- [DO THIS]:
Include the line containing "import seaborn as sns" and all lines before it, repeated exactly from the listing below, without pictures.

- [RECORDED INFORMATION]:
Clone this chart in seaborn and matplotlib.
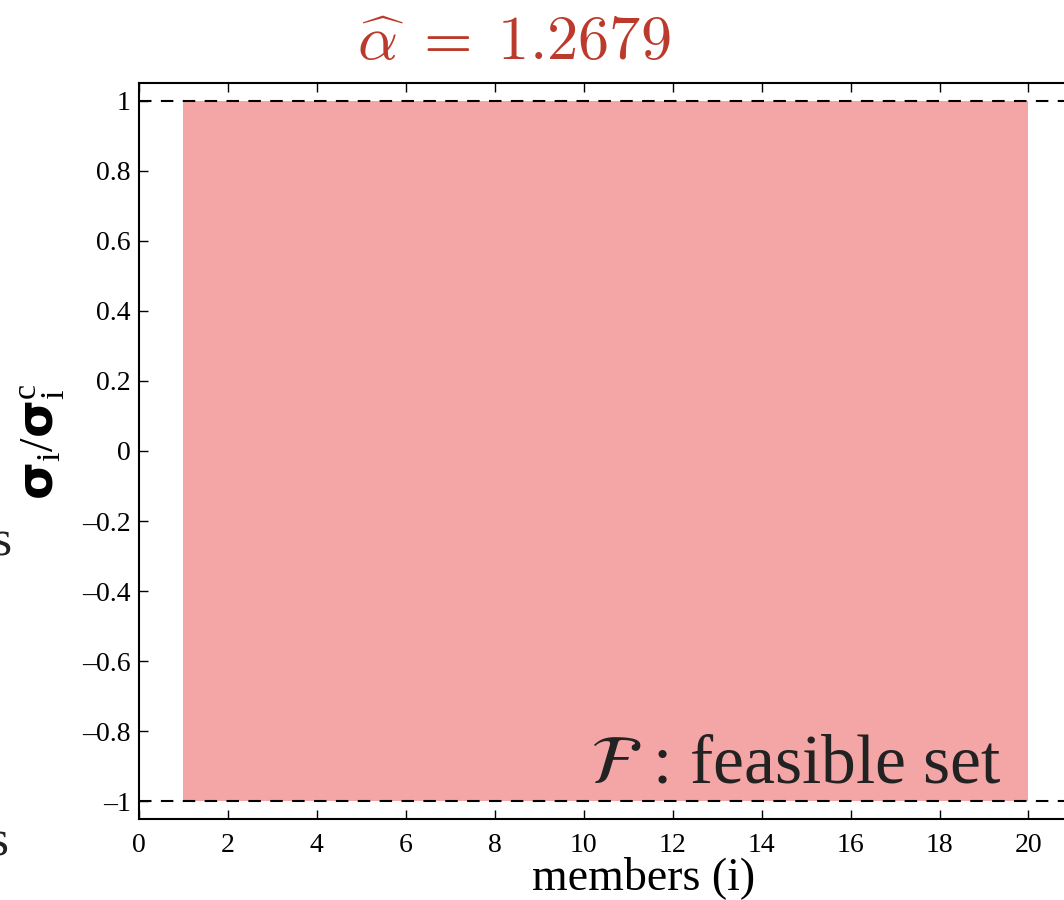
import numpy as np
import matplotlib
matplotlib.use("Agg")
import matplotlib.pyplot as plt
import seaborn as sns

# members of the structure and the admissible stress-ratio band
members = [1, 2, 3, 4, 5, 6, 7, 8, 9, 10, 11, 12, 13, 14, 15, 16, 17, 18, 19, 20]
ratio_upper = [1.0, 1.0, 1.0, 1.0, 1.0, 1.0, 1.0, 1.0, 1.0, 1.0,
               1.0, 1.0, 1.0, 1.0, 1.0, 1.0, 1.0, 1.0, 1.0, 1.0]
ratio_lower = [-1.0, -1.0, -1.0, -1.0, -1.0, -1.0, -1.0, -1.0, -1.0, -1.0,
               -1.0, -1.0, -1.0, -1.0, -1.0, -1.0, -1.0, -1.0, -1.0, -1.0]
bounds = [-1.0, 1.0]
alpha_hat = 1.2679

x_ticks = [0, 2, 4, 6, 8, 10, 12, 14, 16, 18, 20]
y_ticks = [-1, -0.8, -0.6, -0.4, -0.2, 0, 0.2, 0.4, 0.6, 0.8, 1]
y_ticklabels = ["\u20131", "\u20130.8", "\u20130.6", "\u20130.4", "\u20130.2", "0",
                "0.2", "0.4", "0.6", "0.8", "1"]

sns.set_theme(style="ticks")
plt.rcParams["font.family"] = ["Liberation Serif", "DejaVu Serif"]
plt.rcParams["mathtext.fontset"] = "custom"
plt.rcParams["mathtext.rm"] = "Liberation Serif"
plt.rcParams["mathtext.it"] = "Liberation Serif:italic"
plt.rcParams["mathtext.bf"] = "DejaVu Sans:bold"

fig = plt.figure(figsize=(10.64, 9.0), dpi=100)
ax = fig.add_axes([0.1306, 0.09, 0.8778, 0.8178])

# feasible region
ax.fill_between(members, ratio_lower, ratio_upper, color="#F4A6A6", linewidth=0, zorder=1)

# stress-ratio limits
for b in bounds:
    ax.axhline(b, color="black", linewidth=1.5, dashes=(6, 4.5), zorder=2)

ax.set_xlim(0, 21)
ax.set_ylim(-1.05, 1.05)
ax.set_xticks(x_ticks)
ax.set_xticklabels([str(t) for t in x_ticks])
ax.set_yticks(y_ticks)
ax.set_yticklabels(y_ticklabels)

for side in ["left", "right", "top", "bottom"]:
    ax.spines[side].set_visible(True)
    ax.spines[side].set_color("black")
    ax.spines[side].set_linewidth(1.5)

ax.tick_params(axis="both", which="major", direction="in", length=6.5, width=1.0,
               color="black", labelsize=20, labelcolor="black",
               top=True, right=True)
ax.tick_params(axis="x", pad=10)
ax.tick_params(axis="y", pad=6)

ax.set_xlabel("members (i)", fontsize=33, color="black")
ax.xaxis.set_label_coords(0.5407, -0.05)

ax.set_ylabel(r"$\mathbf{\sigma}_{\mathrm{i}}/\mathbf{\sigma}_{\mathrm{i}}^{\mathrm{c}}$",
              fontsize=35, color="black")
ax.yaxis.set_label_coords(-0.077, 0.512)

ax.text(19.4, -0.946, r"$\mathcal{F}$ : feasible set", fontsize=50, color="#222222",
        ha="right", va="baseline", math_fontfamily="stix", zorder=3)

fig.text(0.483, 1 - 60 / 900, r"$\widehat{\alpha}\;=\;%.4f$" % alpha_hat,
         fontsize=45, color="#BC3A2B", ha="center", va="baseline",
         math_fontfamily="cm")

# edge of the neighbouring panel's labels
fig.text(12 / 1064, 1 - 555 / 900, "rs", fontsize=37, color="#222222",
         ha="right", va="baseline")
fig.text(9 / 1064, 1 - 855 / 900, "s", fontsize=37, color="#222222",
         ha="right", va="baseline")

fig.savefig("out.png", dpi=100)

- [FULL SOLUTION]:
Clone this chart in seaborn and matplotlib.
import numpy as np
import matplotlib
matplotlib.use("Agg")
import matplotlib.pyplot as plt
import seaborn as sns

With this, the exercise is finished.